My fingers were raised above the keypad but didn't move.
"Names have power," he said. "The past has power. The two meet in this book. No one among you will be allowed to know its full contents until the Day."
My fingers were still immobile.
"Two thousand years ago, on an island infested with fleas and thieves and the condemned," he said, "a dying man was allowed to see the invisible world. He recorded this vision in the book that came to be called The Revelation. He saw that every church has an angel, every nation has an angel, and every child has an angel."
My fingers had begun to move.
"But there was one class of angels he could not see. There are archangels, the strangest and fiercest of us who remain always near the women. Every bloodline of women has been followed by the same archangel since the beginning of the line. The angel of your line has watched you grow from a child into a woman, and he knows your past far beyond what is told to you by your mother and aunts. He knows who your women were, and who you can become."
He stroked the book lovingly and its hinges sprang open, the pages fluttering and turning, settling at last on a dark page. It looked brown from age or heat, its edges crumbling and flaking onto his leg. The ink was faded, almost to the color of the page, and I couldn't make out the words or language, though it was ornately drawn.
He sighed and touched the page. "These words die. They have not been spoken for so long."
"Long ago, in the kingdom you call England, under the reign of King Henry VIII, there lived two women. One loved God, one hated Him, and neither knew Him. Both women, however, heard tell of a book, a dangerous book. When it touched the world around them, it burned all to the ground. When it touched the women, it consumed everything they had built their lives around, until all that is left of them today is rumor and innuendo. For this reason you are brought to this story, for the women of your past have seen this book and its great power. They bought it for you with their lives and know that it is watching you, listening, waiting...."
The ink of the words grew darker, and the page began to turn brighter. He smiled and stroked the words.

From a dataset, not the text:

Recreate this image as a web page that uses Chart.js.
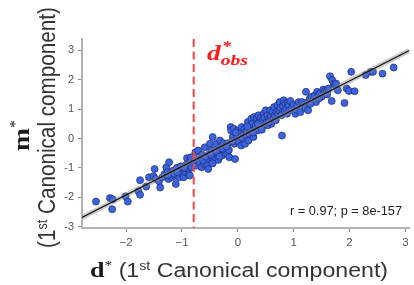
<!DOCTYPE html>
<html><head><meta charset="utf-8">
<script src="https://cdn.jsdelivr.net/npm/chart.js@4.4.1/dist/chart.umd.min.js"></script>
<style>html,body{margin:0;padding:0;background:#fff}#wrap{position:relative;width:414px;height:285px}</style>
</head><body><div id="wrap"><canvas id="c"></canvas></div>
<script>
// d* (1st canonical component) values
const dStar = [-2.54,-2.29,-2.24,-2.25,-2.01,-1.97,-1.78,-1.75,-1.75,-1.64,-1.59,-1.51,-1.47,-1.49,-1.41,-1.39,-1.35,-1.31,-1.28,-1.26,
  -1.24,-1.21,-1.18,-1.16,-1.12,-1.11,-1.09,-1.06,-1.05,-1.03,-1.00,-0.97,-0.94,-0.92,-0.91,-0.89,-0.88,-0.86,-0.85,-0.82,
  -0.84,-0.78,-0.76,-0.74,-0.72,-0.71,-0.68,-0.65,-0.64,-0.60,-0.59,-0.56,-0.55,-0.53,-0.51,-0.50,-0.47,-0.45,-0.44,-0.41,
  -0.40,-0.38,-0.36,-0.35,-0.32,-0.31,-0.29,-0.28,-0.26,-0.24,-0.22,-0.21,-0.19,-0.18,-0.16,-0.15,-0.13,-0.12,-0.09,-0.07,
  -0.06,-0.05,-0.03,-0.01,0.00,0.02,0.03,0.05,0.06,0.07,0.09,0.11,0.12,0.13,0.15,0.16,0.18,0.19,0.21,0.22,
  0.24,0.25,0.26,0.28,0.29,0.31,0.32,0.34,0.35,0.37,0.38,0.40,0.41,0.42,0.44,0.46,0.47,0.48,0.50,0.52,
  0.53,0.54,0.56,0.58,0.59,0.60,0.62,0.64,0.65,0.66,0.68,0.69,0.71,0.72,0.74,0.75,0.76,0.78,0.79,0.81,
  0.82,0.84,0.85,0.87,0.88,0.89,0.91,0.93,0.94,0.97,1.00,1.03,1.05,1.06,1.09,1.12,1.15,1.18,1.21,1.22,
  1.25,1.26,1.29,1.32,1.35,1.38,1.40,1.42,1.44,1.47,1.50,1.53,1.56,1.59,1.62,1.65,1.68,1.69,1.72,1.74,
  1.76,1.79,1.91,1.95,1.99,2.03,2.09,2.29,2.38,2.42,2.59,2.79,
  -1.25,-1.14,-1.02,-0.96,-1.08,-1.23,-0.62,-0.58,-0.48,-0.45,-0.38,-0.33,-0.27,-0.20,-0.10,-0.04,0.17,0.27,0.36,0.43,0.55,1.30,1.45,1.60];
// m* (1st canonical component) values
const mStar = [-2.15,-2.03,-2.07,-2.41,-1.97,-2.15,-1.80,-1.92,-1.42,-1.64,-1.32,-1.29,-1.38,-1.04,-1.46,-1.67,-1.32,-1.21,-0.98,-1.15,
  -1.38,-1.21,-1.32,-1.10,-1.27,-1.55,-1.00,-1.19,-1.32,-1.10,-1.21,-1.32,-1.15,-0.89,-0.67,-1.04,-1.21,-1.26,-0.73,-0.98,
  -0.64,-0.84,-0.47,-0.92,-0.73,-0.41,-0.81,-0.98,-0.55,-0.87,-0.30,-0.70,-0.92,-1.04,-0.53,-0.18,-0.39,0.05,-0.70,-0.64,
  -0.41,-0.18,-0.53,-0.73,-0.07,-0.30,-0.47,-0.58,-0.16,-0.35,-0.41,-0.24,-0.53,-0.16,-0.39,-0.64,0.39,0.27,0.05,0.33,
  -0.18,-0.70,-0.07,0.10,0.27,-0.13,0.10,0.22,-0.24,0.39,-0.01,0.16,0.33,-0.18,0.10,0.27,0.56,-0.07,0.16,0.39,
  0.67,0.27,0.50,0.05,0.73,0.33,0.45,0.67,0.27,0.79,0.56,0.39,0.71,0.50,0.62,0.84,0.45,0.71,0.96,0.56,
  0.79,0.45,0.67,0.96,0.75,0.50,0.90,0.71,1.07,0.79,0.62,0.90,1.13,0.84,0.96,1.24,1.05,0.79,0.10,1.10,
  1.30,0.96,1.19,1.02,0.84,1.21,1.13,0.96,1.28,1.07,1.16,0.84,0.98,1.13,1.24,0.90,1.24,1.13,1.02,1.59,
  1.24,0.96,1.36,1.42,1.30,1.47,1.24,1.59,1.47,1.53,1.42,1.67,1.62,1.59,1.70,2.12,1.28,1.99,1.87,1.82,
  1.87,1.64,1.21,1.70,1.62,2.27,1.61,2.16,2.27,2.27,2.21,2.42,
  -1.25,-1.20,-0.95,-1.00,-1.15,-0.81,-0.75,-0.62,-0.55,-0.85,-0.45,-0.62,-0.35,-0.28,-0.10,0.20,0.40,0.20,0.50,0.30,0.55,1.18,1.36,1.50];
// fitted regression line (end points)
const fitD = [-2.79, 3.07];
const fitM = [-2.69, 3.00];
// observed d* (dashed red line)
const dObs = -0.79;
const xTickValues = [-2, -1, 0, 1, 2, 3];
const yTickValues = [-3, -2, -1, 0, 1, 2, 3];
const statText = 'r = 0.97; p = 8e-157';

const pts = dStar.map((d, i) => ({x: d, y: mStar[i]}));
const fitPts = fitD.map((d, i) => ({x: d, y: fitM[i]}));

function drawParts(ctx, parts, ox, oy, targetW, rot) {
  ctx.save();
  let W = 0;
  parts.forEach(p => { ctx.font = p.font; p.w = (p.adv !== undefined) ? p.adv : ctx.measureText(p.text).width; W += p.w; });
  ctx.translate(ox, oy);
  if (rot) ctx.rotate(rot);
  ctx.scale(targetW / W, 1);
  ctx.textBaseline = 'alphabetic'; ctx.textAlign = 'left';
  let x = 0;
  parts.forEach(p => { ctx.font = p.font; ctx.fillStyle = p.color; ctx.fillText(p.text, x + (p.dx || 0), p.dy || 0); x += p.w; });
  ctx.restore();
}

const SERIF = "'Liberation Serif', 'Times New Roman', serif";
const SANS = "'Liberation Sans', Arial, sans-serif";

const overlay = {
  id: 'overlay',
  afterDatasetsDraw(chart) {
    const ctx = chart.ctx, a = chart.chartArea, xs = chart.scales.x;
    const px = xs.getPixelForValue(dObs);
    ctx.save();
    ctx.strokeStyle = '#ff4545'; ctx.lineWidth = 2; ctx.setLineDash([8, 4.5]);
    ctx.beginPath(); ctx.moveTo(px, a.top); ctx.lineTo(px, a.bottom); ctx.stroke();
    ctx.restore();
  },
  afterDraw(chart) {
    const ctx = chart.ctx;
    const red = '#ff1a1a', ink = '#1a1a1a';
    // d*_obs label
    drawParts(ctx, [
      {text: 'd', font: 'bold italic 21px ' + SERIF, color: red},
      {text: '*', font: 'bold italic 14px ' + SERIF, color: red, dy: -9, dx: 1, adv: 0},
      {text: 'obs', font: 'bold italic 15px ' + SERIF, color: red, dy: 5}
    ], 207, 60, 41, 0);
    // stats text
    drawParts(ctx, [{text: statText, font: '12px ' + SANS, color: '#222'}], 290, 215, 112, 0);
    // x axis title
    drawParts(ctx, [
      {text: 'd', font: 'bold 22px ' + SERIF, color: ink},
      {text: '*', font: '13px ' + SERIF, color: ink, dy: -8},
      {text: ' (1', font: '19.5px ' + SANS, color: '#333'},
      {text: 'st', font: '12px ' + SANS, color: '#333', dy: -7},
      {text: ' Canonical component)', font: '19.5px ' + SANS, color: '#333'}
    ], 90, 277, 298, 0);
    // y axis title, line 1
    drawParts(ctx, [
      {text: 'm', font: 'bold 24px ' + SERIF, color: ink},
      {text: '*', font: '14px ' + SERIF, color: ink, dy: -9}
    ], 29, 151, 31, -Math.PI / 2);
    // y axis title, line 2
    drawParts(ctx, [
      {text: '(1', font: '23px ' + SANS, color: '#333'},
      {text: 'st', font: '14px ' + SANS, color: '#333', dy: -8},
      {text: ' Canonical component)', font: '23px ' + SANS, color: '#333'}
    ], 55, 248, 241, -Math.PI / 2);
  }
};

new Chart(document.getElementById('c'), {
  type: 'scatter',
  data: {
    datasets: [
      {data: pts, order: 2, pointRadius: 3.5, pointBackgroundColor: 'rgb(60,100,224)', pointBorderColor: '#1c2b72', pointBorderWidth: 0.7, showLine: false},
      {data: fitPts, order: 1, showLine: true, pointRadius: 0, borderColor: 'rgba(140,140,140,0.45)', borderWidth: 5},
      {data: fitPts, order: 0, showLine: true, pointRadius: 0, borderColor: '#111', borderWidth: 1.2}
    ]
  },
  options: {
    responsive: true, maintainAspectRatio: false, animation: false,
    layout: {padding: {top: 39, left: 0, right: 0, bottom: 0}},
    plugins: {legend: {display: false}, tooltip: {enabled: false}},
    scales: {
      x: {
        type: 'linear', min: -2.79, max: 3.07,
        afterBuildTicks: s => { s.ticks = xTickValues.map(v => ({value: v})); },
        afterFit: s => { s.height = 57; s.paddingLeft = 0; s.paddingRight = 0; },
        grid: {drawOnChartArea: false, drawTicks: true, tickLength: 4, color: '#8a8a8a', lineWidth: 1},
        border: {display: true, color: '#b3b3b3', width: 2},
        ticks: {padding: 4, color: '#555', font: {family: SANS, size: 11.5}, maxRotation: 0,
          callback: v => v < 0 ? '\u2212' + Math.abs(v) : String(v)}
      },
      y: {
        type: 'linear', min: -3.05, max: 3.39,
        afterBuildTicks: s => { s.ticks = yTickValues.map(v => ({value: v})); },
        afterFit: s => { s.width = 82; s.paddingTop = 0; s.paddingBottom = 0; },
        grid: {drawOnChartArea: false, drawTicks: true, tickLength: 4, color: '#8a8a8a', lineWidth: 1},
        border: {display: true, color: '#b3b3b3', width: 2},
        ticks: {padding: 4, color: '#555', font: {family: SANS, size: 11}, callback: v => String(v)}
      }
    }
  },
  plugins: [overlay]
});
</script>
</body></html>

I continued to type as he closed his eyes and began. His voice moved all around me and multiplied, changing. I began to see as he saw, the people and voices coming together as my fingers stayed on the keyboard, flying to keep up with the vision as it unfolded....CHAPTER 3
The rain made the April air cold. Water ran in ripples down the path that led to the church with a crucifix hoisted above the door, Christ's bleeding arms outstretched as thunder punctuated the voices of men digging with shovels. The despised Grimbald stood to their right, his candlebox giving them a palsied light as they worked. The rain had let up enough that the flame was in no danger.

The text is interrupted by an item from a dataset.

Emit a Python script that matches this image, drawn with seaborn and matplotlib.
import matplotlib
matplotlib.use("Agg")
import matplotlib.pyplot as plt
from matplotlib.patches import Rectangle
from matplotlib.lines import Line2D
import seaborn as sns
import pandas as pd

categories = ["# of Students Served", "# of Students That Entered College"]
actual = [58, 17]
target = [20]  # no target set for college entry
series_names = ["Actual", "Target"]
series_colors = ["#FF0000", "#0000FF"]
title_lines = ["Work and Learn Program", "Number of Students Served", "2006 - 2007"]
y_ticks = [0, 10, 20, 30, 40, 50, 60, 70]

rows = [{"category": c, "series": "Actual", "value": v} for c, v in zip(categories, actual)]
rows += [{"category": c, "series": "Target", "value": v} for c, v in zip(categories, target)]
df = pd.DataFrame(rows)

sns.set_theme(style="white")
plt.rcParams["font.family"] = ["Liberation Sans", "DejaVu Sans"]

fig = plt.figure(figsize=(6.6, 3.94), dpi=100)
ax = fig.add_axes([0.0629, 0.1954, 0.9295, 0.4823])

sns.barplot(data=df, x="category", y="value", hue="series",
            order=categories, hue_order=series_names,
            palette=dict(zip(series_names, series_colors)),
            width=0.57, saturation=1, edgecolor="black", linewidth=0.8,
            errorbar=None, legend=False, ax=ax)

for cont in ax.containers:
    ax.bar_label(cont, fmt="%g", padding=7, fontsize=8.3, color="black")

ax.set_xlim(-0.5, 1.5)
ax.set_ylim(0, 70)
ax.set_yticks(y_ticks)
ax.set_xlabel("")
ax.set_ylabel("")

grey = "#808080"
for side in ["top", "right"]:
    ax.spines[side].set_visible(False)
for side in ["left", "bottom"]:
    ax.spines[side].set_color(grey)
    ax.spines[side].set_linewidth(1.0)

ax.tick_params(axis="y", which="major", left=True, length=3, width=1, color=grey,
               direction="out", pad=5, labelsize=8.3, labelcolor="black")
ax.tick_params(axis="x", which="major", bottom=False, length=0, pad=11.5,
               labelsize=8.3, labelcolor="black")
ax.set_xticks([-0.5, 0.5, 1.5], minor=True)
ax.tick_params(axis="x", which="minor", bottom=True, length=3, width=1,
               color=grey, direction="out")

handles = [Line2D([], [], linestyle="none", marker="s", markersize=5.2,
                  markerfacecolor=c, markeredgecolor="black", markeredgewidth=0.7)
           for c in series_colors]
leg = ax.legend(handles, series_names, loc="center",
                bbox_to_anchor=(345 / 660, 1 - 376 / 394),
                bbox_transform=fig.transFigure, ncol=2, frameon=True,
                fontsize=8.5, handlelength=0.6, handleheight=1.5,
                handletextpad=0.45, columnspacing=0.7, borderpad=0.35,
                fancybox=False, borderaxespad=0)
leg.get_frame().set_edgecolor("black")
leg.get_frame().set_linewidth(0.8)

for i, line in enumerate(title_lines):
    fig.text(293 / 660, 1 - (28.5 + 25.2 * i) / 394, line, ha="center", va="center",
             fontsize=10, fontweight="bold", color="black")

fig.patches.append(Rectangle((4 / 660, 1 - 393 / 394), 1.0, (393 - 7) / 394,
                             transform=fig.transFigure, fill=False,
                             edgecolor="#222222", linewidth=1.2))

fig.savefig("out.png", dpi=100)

She saw they had kicked over the headstone, dragging it away and throwing the dirt over it as they worked. She heard the shovel strike wood and the men growl with pleasure. They dropped ropes to a boy, who shimmied through the mud to the coffin and worked to secure the ropes around each end.
She crept closer to watch, careful to let the trees shield her in her shame. Blood had clotted on the underside of her dress, soaking through to the final outer layer of the skirt. The rain had dispensed with it well enough, but he would get no further remembrance of her body. She cursed her body, and the rain, for soiling the last thing on earth she had. The dress was blue silk, an illicit treasure she had found in an untended parcel outside a gentleman's house. Silk was forbidden for her class to wear, so she found the courage to wear it only on her worst days. Some woman had a beautiful life; this dress was its proof. As she slid into a stranger's dress, she willed that woman's good fortune to befall her.
One man wore the robes of a statesman: golden damask and linen, with an ermine collar around his cloak that she could smell from where she was. The rain was unkind to the rich and poor alike, for it made the poor cold and the rich stink.